_Given request_
Output a verbatim copy of the data, cut off after the line that contains "pool_y = [196, 330, 398]".

_Provided data_
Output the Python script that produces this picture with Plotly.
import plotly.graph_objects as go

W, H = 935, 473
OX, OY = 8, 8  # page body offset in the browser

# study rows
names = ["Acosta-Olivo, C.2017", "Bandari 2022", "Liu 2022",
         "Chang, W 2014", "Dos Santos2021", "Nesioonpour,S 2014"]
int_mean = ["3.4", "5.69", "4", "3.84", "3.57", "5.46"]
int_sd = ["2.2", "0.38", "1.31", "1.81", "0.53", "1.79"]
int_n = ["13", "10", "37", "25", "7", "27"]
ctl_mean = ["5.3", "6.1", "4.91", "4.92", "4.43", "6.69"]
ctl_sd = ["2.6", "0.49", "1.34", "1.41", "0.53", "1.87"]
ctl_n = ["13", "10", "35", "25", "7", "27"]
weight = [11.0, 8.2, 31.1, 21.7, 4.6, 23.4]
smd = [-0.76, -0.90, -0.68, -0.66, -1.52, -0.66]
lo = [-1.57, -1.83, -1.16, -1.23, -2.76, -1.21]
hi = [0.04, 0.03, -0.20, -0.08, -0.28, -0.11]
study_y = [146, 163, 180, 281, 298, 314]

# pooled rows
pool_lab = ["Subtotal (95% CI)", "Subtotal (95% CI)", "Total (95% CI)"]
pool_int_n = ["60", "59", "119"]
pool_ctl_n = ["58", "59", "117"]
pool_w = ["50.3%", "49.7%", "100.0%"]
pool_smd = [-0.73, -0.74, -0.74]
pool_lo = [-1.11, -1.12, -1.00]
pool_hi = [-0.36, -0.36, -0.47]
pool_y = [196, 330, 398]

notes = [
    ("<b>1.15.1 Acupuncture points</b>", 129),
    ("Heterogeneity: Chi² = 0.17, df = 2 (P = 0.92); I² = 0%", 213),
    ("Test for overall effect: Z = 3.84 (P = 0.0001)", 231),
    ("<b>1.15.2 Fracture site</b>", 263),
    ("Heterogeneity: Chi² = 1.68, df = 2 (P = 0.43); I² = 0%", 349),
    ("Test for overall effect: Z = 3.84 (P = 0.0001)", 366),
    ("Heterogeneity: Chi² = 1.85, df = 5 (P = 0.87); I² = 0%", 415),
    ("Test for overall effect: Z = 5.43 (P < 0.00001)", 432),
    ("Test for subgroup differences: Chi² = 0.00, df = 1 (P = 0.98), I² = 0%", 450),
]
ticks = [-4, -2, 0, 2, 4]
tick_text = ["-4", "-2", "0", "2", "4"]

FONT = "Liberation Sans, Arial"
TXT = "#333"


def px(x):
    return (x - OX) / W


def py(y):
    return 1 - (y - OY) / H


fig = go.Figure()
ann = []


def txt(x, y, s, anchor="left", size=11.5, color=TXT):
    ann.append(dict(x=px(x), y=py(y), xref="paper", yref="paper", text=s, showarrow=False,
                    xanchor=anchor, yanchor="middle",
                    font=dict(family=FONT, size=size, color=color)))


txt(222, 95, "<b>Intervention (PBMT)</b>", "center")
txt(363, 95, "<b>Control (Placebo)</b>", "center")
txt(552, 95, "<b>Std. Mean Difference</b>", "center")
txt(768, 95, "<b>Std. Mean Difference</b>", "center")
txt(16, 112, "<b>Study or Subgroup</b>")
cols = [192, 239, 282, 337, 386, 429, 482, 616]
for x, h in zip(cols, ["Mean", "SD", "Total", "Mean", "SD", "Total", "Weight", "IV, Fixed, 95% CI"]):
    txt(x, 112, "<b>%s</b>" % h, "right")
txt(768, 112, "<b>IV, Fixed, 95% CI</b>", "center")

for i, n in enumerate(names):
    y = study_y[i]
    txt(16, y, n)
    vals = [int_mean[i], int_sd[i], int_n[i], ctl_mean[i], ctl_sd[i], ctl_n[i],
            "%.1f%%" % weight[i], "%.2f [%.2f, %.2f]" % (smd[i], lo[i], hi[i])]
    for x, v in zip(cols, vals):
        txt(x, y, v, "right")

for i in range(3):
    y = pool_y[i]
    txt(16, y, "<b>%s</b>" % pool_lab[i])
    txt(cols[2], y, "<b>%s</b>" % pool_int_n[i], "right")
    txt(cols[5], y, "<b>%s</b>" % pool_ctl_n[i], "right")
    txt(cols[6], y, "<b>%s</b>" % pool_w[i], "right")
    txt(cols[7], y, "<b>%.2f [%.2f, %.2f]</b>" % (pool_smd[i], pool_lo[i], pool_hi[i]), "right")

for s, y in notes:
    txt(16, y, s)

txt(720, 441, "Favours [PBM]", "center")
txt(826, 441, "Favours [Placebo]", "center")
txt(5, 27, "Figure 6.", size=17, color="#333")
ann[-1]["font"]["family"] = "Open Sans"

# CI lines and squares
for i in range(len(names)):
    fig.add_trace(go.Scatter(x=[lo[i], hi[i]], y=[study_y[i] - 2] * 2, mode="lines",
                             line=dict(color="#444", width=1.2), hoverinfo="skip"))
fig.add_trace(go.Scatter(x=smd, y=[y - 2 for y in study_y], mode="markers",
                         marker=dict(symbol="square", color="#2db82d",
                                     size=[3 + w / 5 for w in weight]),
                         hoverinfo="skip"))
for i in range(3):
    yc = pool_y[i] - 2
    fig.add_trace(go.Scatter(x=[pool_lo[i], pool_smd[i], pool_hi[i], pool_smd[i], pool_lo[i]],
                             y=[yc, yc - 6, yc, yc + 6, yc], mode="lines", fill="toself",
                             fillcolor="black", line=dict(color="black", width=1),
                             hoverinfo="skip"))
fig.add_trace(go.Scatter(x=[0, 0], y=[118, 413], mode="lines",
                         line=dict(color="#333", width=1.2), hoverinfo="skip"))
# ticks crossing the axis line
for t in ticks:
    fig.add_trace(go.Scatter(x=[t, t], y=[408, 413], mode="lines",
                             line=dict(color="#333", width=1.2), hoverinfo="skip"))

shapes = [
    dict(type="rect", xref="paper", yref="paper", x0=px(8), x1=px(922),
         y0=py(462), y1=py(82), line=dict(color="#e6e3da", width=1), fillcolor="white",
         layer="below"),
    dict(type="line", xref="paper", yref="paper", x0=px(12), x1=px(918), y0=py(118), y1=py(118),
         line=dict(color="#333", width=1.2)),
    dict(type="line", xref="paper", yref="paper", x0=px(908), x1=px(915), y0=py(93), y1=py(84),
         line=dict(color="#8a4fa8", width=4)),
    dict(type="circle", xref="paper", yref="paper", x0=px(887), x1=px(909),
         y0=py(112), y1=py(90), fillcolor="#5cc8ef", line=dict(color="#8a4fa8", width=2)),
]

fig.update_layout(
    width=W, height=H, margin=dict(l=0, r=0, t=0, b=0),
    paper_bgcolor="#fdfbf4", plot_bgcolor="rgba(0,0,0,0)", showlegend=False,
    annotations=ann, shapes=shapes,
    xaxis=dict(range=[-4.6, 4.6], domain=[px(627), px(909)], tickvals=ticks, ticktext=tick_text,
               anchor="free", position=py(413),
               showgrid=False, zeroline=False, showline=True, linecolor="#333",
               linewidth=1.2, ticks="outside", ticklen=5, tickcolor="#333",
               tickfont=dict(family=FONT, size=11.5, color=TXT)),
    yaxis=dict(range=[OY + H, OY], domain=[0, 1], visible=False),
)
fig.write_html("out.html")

_Solved exercise_
Output the Python script that produces this picture with Plotly.
import plotly.graph_objects as go

W, H = 935, 473
OX, OY = 8, 8  # page body offset in the browser

# study rows
names = ["Acosta-Olivo, C.2017", "Bandari 2022", "Liu 2022",
         "Chang, W 2014", "Dos Santos2021", "Nesioonpour,S 2014"]
int_mean = ["3.4", "5.69", "4", "3.84", "3.57", "5.46"]
int_sd = ["2.2", "0.38", "1.31", "1.81", "0.53", "1.79"]
int_n = ["13", "10", "37", "25", "7", "27"]
ctl_mean = ["5.3", "6.1", "4.91", "4.92", "4.43", "6.69"]
ctl_sd = ["2.6", "0.49", "1.34", "1.41", "0.53", "1.87"]
ctl_n = ["13", "10", "35", "25", "7", "27"]
weight = [11.0, 8.2, 31.1, 21.7, 4.6, 23.4]
smd = [-0.76, -0.90, -0.68, -0.66, -1.52, -0.66]
lo = [-1.57, -1.83, -1.16, -1.23, -2.76, -1.21]
hi = [0.04, 0.03, -0.20, -0.08, -0.28, -0.11]
study_y = [146, 163, 180, 281, 298, 314]

# pooled rows
pool_lab = ["Subtotal (95% CI)", "Subtotal (95% CI)", "Total (95% CI)"]
pool_int_n = ["60", "59", "119"]
pool_ctl_n = ["58", "59", "117"]
pool_w = ["50.3%", "49.7%", "100.0%"]
pool_smd = [-0.73, -0.74, -0.74]
pool_lo = [-1.11, -1.12, -1.00]
pool_hi = [-0.36, -0.36, -0.47]
pool_y = [196, 330, 398]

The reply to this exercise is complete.